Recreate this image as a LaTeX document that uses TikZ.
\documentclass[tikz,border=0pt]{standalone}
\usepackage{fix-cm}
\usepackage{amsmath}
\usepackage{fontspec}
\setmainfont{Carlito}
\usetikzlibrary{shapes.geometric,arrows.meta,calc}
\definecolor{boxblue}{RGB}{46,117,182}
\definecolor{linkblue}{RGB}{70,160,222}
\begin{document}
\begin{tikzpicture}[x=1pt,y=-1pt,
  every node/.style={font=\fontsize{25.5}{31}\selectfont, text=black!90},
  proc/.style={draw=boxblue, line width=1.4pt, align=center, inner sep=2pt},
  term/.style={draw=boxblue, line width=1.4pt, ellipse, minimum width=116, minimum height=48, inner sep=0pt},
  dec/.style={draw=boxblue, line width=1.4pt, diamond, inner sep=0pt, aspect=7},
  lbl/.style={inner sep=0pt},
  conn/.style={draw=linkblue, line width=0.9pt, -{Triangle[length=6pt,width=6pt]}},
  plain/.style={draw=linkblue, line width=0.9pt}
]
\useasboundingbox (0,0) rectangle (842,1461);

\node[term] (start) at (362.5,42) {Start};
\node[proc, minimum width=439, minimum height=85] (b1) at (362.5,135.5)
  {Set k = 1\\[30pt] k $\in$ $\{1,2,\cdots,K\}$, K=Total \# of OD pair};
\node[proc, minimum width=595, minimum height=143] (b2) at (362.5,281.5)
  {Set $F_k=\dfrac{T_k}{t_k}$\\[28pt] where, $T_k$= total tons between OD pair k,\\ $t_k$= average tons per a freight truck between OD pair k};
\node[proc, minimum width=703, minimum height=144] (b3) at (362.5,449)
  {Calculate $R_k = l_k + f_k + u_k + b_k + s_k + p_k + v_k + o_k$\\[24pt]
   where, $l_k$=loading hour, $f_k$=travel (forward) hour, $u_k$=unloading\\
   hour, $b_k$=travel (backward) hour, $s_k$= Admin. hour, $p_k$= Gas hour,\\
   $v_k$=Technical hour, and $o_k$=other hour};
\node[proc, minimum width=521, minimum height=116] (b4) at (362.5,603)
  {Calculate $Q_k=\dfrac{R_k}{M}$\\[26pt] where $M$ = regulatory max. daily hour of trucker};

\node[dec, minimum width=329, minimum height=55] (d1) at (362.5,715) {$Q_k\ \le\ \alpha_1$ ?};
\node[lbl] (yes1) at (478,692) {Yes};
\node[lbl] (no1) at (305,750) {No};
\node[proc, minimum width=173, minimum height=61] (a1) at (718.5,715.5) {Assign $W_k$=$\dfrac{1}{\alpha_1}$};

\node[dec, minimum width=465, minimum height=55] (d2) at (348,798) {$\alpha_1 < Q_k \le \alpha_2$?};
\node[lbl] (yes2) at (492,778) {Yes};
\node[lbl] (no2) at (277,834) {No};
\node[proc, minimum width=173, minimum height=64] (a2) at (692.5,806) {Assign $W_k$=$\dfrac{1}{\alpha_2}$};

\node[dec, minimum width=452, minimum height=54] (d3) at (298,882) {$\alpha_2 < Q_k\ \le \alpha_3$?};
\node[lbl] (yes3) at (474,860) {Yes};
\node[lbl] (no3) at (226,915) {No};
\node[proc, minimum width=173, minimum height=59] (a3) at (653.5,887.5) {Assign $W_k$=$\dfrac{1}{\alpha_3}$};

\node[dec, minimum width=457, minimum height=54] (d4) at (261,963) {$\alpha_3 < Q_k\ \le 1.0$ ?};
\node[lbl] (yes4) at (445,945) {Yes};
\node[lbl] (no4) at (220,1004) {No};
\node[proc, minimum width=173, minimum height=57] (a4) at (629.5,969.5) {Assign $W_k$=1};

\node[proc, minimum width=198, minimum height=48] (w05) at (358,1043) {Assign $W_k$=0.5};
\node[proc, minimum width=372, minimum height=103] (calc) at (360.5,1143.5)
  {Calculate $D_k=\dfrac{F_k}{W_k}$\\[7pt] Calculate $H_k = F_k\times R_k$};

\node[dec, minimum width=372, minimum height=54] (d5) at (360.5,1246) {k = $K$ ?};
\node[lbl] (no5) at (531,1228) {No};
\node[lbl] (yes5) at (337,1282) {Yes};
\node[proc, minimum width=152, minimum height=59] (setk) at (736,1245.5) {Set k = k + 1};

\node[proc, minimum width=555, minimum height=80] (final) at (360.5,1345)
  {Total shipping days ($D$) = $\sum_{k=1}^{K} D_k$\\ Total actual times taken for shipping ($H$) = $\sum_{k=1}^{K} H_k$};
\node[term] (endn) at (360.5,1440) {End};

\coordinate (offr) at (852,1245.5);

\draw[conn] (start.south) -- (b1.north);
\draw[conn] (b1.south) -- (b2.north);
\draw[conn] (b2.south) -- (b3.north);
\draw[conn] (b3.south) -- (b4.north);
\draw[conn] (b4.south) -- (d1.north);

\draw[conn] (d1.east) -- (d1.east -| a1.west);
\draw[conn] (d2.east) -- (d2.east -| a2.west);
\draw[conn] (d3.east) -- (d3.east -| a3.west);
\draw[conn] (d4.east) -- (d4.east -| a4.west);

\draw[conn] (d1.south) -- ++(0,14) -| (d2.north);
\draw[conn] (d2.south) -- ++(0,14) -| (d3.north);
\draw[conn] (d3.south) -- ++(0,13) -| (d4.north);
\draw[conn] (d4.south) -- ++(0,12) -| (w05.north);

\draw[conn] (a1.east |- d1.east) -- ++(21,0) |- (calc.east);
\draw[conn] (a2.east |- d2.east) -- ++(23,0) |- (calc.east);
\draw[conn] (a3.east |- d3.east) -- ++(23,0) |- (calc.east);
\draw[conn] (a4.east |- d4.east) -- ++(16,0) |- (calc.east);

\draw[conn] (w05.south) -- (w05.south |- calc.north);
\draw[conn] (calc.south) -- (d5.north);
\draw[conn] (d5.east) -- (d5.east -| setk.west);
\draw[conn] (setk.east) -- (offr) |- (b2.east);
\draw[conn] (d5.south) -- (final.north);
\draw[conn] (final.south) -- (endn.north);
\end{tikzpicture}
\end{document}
┄┄┄┄┄┄┄┄┄┄
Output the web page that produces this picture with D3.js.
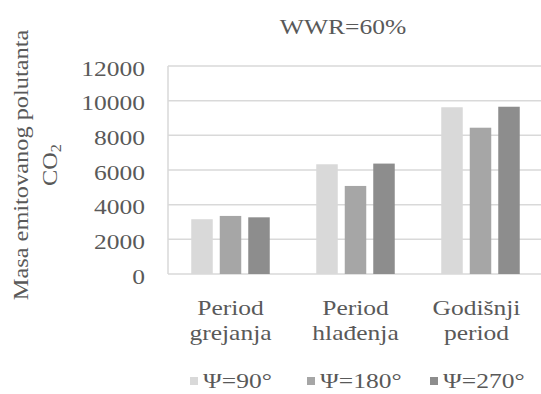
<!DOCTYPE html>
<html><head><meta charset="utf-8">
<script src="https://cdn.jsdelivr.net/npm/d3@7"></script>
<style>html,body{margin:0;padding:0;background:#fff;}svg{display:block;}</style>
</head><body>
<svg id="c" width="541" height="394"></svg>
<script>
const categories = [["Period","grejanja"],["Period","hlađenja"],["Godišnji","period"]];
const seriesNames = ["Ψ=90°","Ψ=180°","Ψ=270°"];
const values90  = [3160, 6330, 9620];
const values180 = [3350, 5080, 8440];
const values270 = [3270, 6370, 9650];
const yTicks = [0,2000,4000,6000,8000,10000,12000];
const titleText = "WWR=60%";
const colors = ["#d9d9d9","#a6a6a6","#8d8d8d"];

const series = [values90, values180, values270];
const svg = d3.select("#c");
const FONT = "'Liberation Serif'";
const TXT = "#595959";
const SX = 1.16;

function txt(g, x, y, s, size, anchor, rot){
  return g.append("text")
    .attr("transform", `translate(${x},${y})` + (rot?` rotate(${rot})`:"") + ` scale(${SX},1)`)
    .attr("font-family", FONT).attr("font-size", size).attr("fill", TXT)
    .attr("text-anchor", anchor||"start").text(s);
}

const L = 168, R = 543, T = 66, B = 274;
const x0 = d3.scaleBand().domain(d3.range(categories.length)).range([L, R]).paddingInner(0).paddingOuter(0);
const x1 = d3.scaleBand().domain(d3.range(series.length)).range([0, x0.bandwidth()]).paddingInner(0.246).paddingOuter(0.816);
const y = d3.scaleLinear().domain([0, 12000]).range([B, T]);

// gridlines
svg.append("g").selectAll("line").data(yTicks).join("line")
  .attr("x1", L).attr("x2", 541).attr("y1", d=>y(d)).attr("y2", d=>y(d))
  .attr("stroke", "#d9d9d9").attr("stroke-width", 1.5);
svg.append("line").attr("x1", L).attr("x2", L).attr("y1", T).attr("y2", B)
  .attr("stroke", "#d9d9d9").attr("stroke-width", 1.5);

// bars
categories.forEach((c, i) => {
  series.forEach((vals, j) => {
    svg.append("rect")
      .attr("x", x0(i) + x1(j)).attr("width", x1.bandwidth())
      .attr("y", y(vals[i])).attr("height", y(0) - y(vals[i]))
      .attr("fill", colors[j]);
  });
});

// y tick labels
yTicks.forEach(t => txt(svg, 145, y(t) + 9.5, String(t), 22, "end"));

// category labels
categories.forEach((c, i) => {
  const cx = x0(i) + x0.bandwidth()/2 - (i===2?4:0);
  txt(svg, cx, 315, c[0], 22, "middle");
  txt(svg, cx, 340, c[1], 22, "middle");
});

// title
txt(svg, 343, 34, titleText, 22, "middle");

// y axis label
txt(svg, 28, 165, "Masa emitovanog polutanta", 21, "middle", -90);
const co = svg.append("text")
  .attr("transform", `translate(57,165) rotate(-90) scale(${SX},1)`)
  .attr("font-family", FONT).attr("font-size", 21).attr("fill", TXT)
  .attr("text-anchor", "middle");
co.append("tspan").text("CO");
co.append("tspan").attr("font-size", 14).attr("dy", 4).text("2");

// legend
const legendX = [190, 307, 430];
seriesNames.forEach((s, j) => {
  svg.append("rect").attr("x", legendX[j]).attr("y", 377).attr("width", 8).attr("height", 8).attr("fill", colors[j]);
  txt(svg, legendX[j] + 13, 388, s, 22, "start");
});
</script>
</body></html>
┄┄┄┄┄┄┄┄┄┄
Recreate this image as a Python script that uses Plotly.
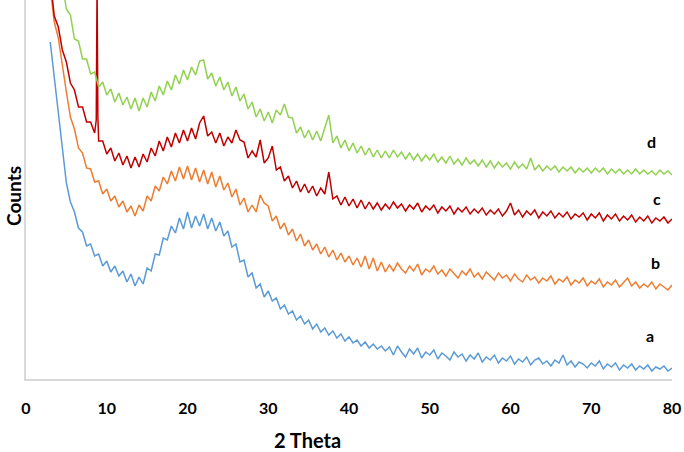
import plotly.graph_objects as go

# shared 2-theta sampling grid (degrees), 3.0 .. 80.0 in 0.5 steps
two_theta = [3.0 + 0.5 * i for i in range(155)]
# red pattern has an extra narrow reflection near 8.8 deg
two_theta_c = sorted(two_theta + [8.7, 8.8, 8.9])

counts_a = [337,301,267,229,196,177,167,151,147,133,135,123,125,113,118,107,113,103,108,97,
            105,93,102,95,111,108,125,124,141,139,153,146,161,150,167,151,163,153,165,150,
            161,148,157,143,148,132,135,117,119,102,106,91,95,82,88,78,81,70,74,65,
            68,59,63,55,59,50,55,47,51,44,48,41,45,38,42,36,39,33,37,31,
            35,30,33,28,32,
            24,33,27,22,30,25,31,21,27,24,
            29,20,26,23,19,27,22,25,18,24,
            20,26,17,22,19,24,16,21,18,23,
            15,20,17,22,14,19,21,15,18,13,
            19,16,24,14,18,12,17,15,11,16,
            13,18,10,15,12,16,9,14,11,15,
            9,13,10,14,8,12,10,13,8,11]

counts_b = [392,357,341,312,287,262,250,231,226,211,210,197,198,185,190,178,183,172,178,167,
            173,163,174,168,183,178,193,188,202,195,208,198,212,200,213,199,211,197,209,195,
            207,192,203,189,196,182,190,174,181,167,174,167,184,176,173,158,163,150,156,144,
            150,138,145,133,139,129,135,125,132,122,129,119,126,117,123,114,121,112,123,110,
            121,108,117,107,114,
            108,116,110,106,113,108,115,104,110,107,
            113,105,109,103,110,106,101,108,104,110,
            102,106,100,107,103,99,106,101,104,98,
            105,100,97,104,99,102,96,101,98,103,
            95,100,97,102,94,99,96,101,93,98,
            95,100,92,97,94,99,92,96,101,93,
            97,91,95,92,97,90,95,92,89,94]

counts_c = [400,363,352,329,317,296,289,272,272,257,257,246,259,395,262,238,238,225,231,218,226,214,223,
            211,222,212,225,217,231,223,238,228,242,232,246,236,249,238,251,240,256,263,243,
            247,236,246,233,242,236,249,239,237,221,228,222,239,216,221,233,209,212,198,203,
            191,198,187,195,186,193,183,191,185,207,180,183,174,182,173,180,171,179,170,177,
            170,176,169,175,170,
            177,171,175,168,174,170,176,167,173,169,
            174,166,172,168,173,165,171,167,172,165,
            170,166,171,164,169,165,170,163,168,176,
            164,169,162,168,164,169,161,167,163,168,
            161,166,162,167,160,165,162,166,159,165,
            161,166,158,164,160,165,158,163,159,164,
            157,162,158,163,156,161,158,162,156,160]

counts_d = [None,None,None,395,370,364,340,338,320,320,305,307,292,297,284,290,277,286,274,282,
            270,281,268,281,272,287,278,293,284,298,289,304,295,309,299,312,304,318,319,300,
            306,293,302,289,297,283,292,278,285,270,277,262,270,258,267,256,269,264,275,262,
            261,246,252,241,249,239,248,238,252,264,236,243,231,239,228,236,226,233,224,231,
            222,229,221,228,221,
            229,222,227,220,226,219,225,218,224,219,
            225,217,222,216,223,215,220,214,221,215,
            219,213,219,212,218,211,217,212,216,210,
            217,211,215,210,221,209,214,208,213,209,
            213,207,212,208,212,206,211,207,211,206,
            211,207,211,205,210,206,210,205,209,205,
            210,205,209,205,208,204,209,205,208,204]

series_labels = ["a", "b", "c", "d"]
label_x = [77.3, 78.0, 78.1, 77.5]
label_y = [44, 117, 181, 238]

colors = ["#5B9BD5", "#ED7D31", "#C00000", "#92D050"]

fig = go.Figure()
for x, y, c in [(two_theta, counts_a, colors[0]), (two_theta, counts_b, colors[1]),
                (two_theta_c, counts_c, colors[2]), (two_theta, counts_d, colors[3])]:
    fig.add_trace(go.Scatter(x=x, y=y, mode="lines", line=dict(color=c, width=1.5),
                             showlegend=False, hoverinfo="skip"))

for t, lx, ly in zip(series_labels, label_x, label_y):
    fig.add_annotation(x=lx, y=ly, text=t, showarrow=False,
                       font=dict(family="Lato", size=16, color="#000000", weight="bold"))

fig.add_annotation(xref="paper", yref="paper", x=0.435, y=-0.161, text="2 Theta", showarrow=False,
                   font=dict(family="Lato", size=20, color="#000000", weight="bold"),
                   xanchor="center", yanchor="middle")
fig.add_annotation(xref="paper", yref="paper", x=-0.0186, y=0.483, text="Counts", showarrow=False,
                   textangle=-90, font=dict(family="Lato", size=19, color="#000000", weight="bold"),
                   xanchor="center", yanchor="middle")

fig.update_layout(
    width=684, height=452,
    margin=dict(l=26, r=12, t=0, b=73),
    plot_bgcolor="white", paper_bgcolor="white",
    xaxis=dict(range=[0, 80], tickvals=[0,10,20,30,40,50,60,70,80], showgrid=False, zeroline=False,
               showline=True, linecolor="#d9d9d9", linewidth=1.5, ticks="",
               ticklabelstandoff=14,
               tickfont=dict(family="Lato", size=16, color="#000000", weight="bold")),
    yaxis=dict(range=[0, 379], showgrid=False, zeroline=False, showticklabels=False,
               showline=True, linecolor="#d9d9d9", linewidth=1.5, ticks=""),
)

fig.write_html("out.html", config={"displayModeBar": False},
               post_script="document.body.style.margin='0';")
┄┄┄┄┄┄┄┄┄┄
**YOUR INSTRUCTIONS**
Filter out all lines lacking the word "Recreate" and copy the rest.

**ANSWER BELOW**
Recreate this image as a LaTeX document that uses TikZ.
Recreate this image as a Python script that uses Plotly.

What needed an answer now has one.